Biggest Challenges Facing Every Tech Recruiter

May 29, 2020

As we reported in this blog last month, recruitment in the tech sector has suffered less disruption than most through the COVID-19 pandemic to date.

But that, of course, does not mean firms are having it all their own way when it comes to finding and hiring the right tech talent. Long before COVID-19, IT and digital recruitment was facing a number of challenges.

The turmoil in economies and markets caused by the pandemic is only likely to exaggerate those issues, certainly in the short term and perhaps for even longer.

Looking forward to the next 12 to 24 months, here are some of the key challenges that are likely to arise in tech recruitment, and what organisations can begin to do to address them.

Demand for tech talent will intensify

The tech sector was already facing a well-documented shortage in tech talent before COVID-19. KPMG’s CIO Survey 2019 found that more than six in 10 IT decision makers felt difficulties hiring the right staff were harming the industry. At the same time, 44% said that digital disruption was likely to trigger significant changes in their business model or product/service offerings over the next three years. That would drive further demand for the right mix of tech skills to achieve those changes.

We can expect this process to accelerate significantly in the wake of COVID-19. Lockdown measures have created a new reliance on digital, from soaring ecommerce trade to platforms that support remote working. With physical distancing measures likely to be in place for some time to come, there is already a race on to source the right tech talent to deliver these new systems.

For example, over February and March, advertised positions for cybersecurity engineers rose 20%, and posts for systems engineers by 11%, as firms responded to the increased security risks posed by remote working. On the other hand, PwC points out that the need to bolster and increase digital sales and marketing assets is likely to boost demand for developers and software engineers.

Speeding up recruitment

With competition for available tech talent only likely to increase in the months ahead, firms need to position themselves to act fast to get the pick of what’s available. More than half of senior IT professionals believed lengthy recruitment processes made it difficult to secure the best people before the COVID-19 crisis. In such volatile times when the ability to react to change fast becomes so critical, this becomes a key issue for recruiters to focus on.

This is not just a case of potentially losing out to more agile firms who can offer a candidate a contract in half the time you can. It is about having people in place asap to start making a difference. Ways to speed up recruitment processes include developing a structured talent pipeline to getting the most out of data to identify the most likely candidates, optimising your job advertisements and cutting all the fat you can from your interview and assessment processes.

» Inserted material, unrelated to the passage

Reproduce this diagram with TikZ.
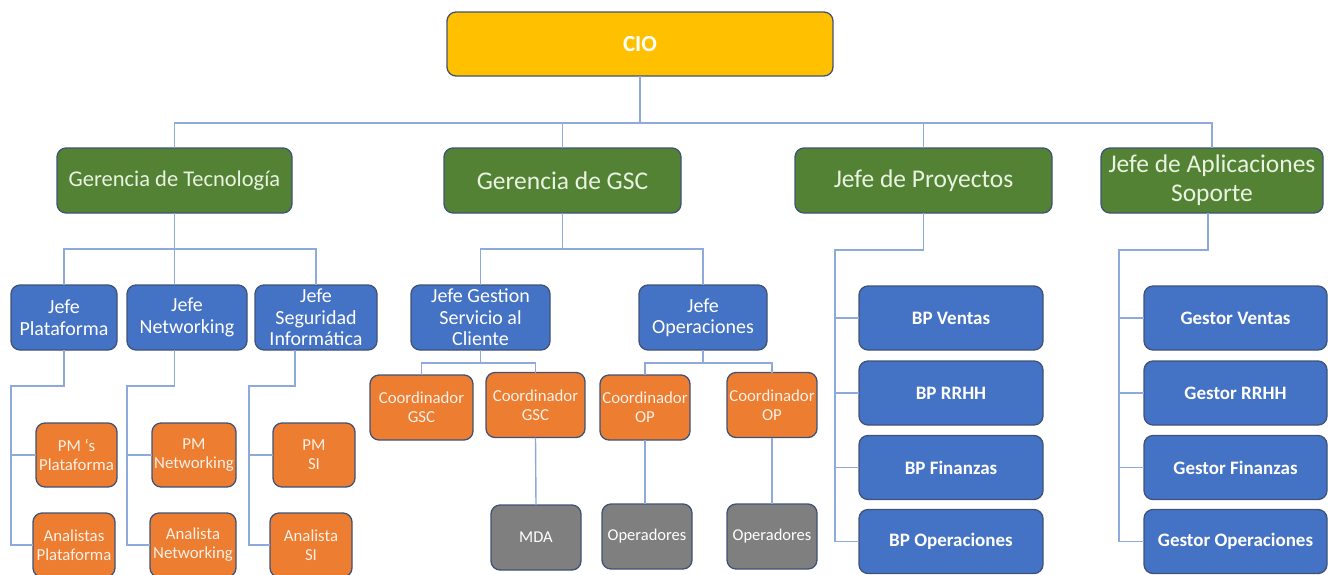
\documentclass[tikz,border=0pt]{standalone}
\usepackage{fontspec}
\setmainfont{Carlito}
\usetikzlibrary{calc}

\definecolor{cioFill}{HTML}{FFC000}
\definecolor{mgrFill}{HTML}{548235}
\definecolor{bluFill}{HTML}{4472C4}
\definecolor{orgFill}{HTML}{ED7D31}
\definecolor{gryFill}{HTML}{7F7F7F}
\definecolor{edge}{HTML}{3F5377}
\definecolor{wire}{HTML}{8EA9DB}
\definecolor{mgrText}{HTML}{E8F3E0}
\definecolor{orgText}{HTML}{FDF0E6}

\tikzset{
  box/.style={draw=edge, line width=1.3pt, rounded corners=9pt, inner sep=0pt,
    outer sep=0pt, align=center, minimum height=65pt},
  cio/.style={box, fill=cioFill, text=white, font=\fontsize{23}{28}\selectfont\bfseries},
  mgr/.style={box, fill=mgrFill, text=mgrText, font=\fontsize{25.5}{29}\selectfont},
  head/.style={box, fill=bluFill, text=white, font=\fontsize{20}{21.5}\selectfont},
  unit/.style={box, fill=bluFill, text=white, font=\fontsize{19}{22}\selectfont\bfseries, minimum height=64pt},
  lead/.style={box, fill=orgFill, text=orgText, font=\fontsize{16.8}{19}\selectfont},
  staff/.style={box, fill=gryFill, text=white, font=\fontsize{16.5}{19}\selectfont},
  conn/.style={draw=wire, line width=1.4pt}
}

\begin{document}
\begin{tikzpicture}[x=1pt, y=-1pt]
\useasboundingbox (0,0) rectangle (1328,574);

% top
\node[cio, minimum width=386pt, minimum height=64pt] (cio) at (640,44) {CIO};

% managers
\node[mgr, minimum width=235pt, font=\fontsize{22.5}{28}\selectfont] (gt) at (174.5,180.5) {Gerencia de Tecnología};
\node[mgr, minimum width=237pt] (gg) at (562.5,180.5) {Gerencia de GSC};
\node[mgr, minimum width=257pt] (gp) at (923.5,180.5) {Jefe de Proyectos};
\node[mgr, minimum width=222pt] (ga) at (1212,180.5) {Jefe de Aplicaciones\\Soporte};

% technology heads
\node[head, minimum width=106pt] (jp) at (64,317.5) {Jefe\\Plataforma};
\node[head, minimum width=120pt] (jn) at (187,317.5) {Jefe\\Networking};
\node[head, minimum width=122pt] (js) at (316,317.5) {Jefe\\Seguridad\\Informática};

\node[lead, minimum width=81pt, minimum height=64pt] (pmp) at (76.5,455) {PM ‘s\\Plataforma};
\node[lead, minimum width=82pt, minimum height=64pt] (anp) at (74,545) {Analistas\\Plataforma};
\node[lead, minimum width=84pt, minimum height=64pt] (pmn) at (194,455) {PM\\Networking};
\node[lead, minimum width=86pt, minimum height=64pt] (ann) at (193,545) {Analista\\Networking};
\node[lead, minimum width=82pt, minimum height=64pt] (pms) at (314,455) {PM\\SI};
\node[lead, minimum width=82pt, minimum height=64pt] (ans) at (311,545) {Analista\\SI};

% GSC heads
\node[head, minimum width=139pt] (jg) at (480.5,317.5) {Jefe Gestion\\Servicio al\\Cliente};
\node[head, minimum width=128pt] (jo) at (703,317.5) {Jefe\\Operaciones};

\node[lead, minimum width=103pt] (cg1) at (421.5,407.5) {Coordinador\\GSC};
\node[lead, minimum width=99pt] (cg2) at (535.5,405) {Coordinador\\GSC};
\node[lead, minimum width=90pt] (co1) at (645,407.5) {Coordinador\\OP};
\node[lead, minimum width=90pt] (co2) at (772,405) {Coordinador\\OP};

\node[staff, minimum width=90pt] (mda) at (536,537.5) {MDA};
\node[staff, minimum width=90pt] (op1) at (647,536.5) {Operadores};
\node[staff, minimum width=90pt] (op2) at (772,536.5) {Operadores};

% project units
\node[unit, minimum width=184pt] (bp1) at (951,318) {BP Ventas};
\node[unit, minimum width=184pt] (bp2) at (951,393) {BP RRHH};
\node[unit, minimum width=184pt] (bp3) at (951,467.5) {BP Finanzas};
\node[unit, minimum width=184pt] (bp4) at (951,541.5) {BP Operaciones};

% application units
\node[unit, minimum width=183pt] (gs1) at (1235.5,318) {Gestor Ventas};
\node[unit, minimum width=183pt] (gs2) at (1235.5,393) {Gestor RRHH};
\node[unit, minimum width=183pt] (gs3) at (1235.5,467.5) {Gestor Finanzas};
\node[unit, minimum width=183pt] (gs4) at (1235.5,541.5) {Gestor Operaciones};

% ---- connectors ----
\coordinate (topbus) at (640,123);
\draw[conn] (cio.south) -- (topbus);
\draw[conn] (gt.north) |- (topbus) -| (ga.north);
\draw[conn] (gg.north) -- (gg.north |- topbus);
\draw[conn] (gp.north) -- (gp.north |- topbus);

% technology branch
\coordinate (tbus) at (174.5,249);
\draw[conn] (gt.south) -- (tbus);
\draw[conn] (jp.north) |- (tbus) -| (js.north);
\draw[conn] (tbus) -- (tbus |- jn.north);

\coordinate (pOut) at (64,350);
\coordinate (pRail) at (11,386);
\draw[conn] (pOut) |- (pRail) |- (anp.west);
\draw[conn] (pRail |- pmp.west) -- (pmp.west);

\coordinate (nOut) at (174.5,350);
\coordinate (nRail) at (127,386);
\draw[conn] (nOut) |- (nRail) |- (ann.west);
\draw[conn] (nRail |- pmn.west) -- (pmn.west);

\coordinate (sOut) at (295,350);
\coordinate (sRail) at (249,386);
\draw[conn] (sOut) |- (sRail) |- (ans.west);
\draw[conn] (sRail |- pms.west) -- (pms.west);

% GSC branch
\coordinate (gbus) at (562.5,249);
\draw[conn] (gg.south) -- (gbus);
\draw[conn] (jg.north) |- (gbus) -| (jo.north);

\coordinate (jgbus) at (480.5,363);
\draw[conn] (jg.south) -- (jgbus);
\draw[conn] (cg1.north) |- (jgbus) -| (cg2.north);
\coordinate (jobus) at (703,363);
\draw[conn] (jo.south) -- (jobus);
\draw[conn] (co1.north) |- (jobus) -| (co2.north);

\draw[conn] (cg2.south) -- (mda.north);
\draw[conn] (co1.south) -- (co1.south |- op1.north);
\draw[conn] (co2.south) -- (op2.north);

% project branch
\coordinate (prRail) at (835,250);
\draw[conn] (gp.south) |- (prRail) |- (bp4.west);
\draw[conn] (prRail |- bp1.west) -- (bp1.west);
\draw[conn] (prRail |- bp2.west) -- (bp2.west);
\draw[conn] (prRail |- bp3.west) -- (bp3.west);

% application branch
\coordinate (apOut) at (1208,213);
\coordinate (apRail) at (1119,250);
\draw[conn] (apOut) |- (apRail) |- (gs4.west);
\draw[conn] (apRail |- gs1.west) -- (gs1.west);
\draw[conn] (apRail |- gs2.west) -- (gs2.west);
\draw[conn] (apRail |- gs3.west) -- (gs3.west);

\end{tikzpicture}
\end{document}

Keeping all the plates spinning

The combination of needing to hire more people with specific in-demand tech skills and doing so at speed puts a lot of pressure on recruiters. HR departments may well find that they are charged with hiring for two or three times the number of tech positions they are used to in the aftermath of COVID-19, with top-down pressure to make the appointments quickly.

When you are dealing with positions where there is already a squeeze on the supply of available talent, matching the demands of speed and efficiency with quality hires can become a difficult juggling act.

Streamlining and optimising processes as described above will of course help. Embracing new technology such as AI will help to automate some of the more time and labour-intensive aspects of recruitment, freeing HR personnel up to focus on the critical decision-making aspects.

Easing the burden will also give recruiters more space to be creative and think outside the box about how they can fulfil their company’s requirements within the timeframe required. This might, for example, include looking beyond the typical talent pool. Following all the disruption caused by the pandemic, the labour market is likely to become a much more fluid and crowded place in months to come, as firms restructure and redundancies take their toll. Talent is likely to be available, just not necessarily where you are used to looking for it.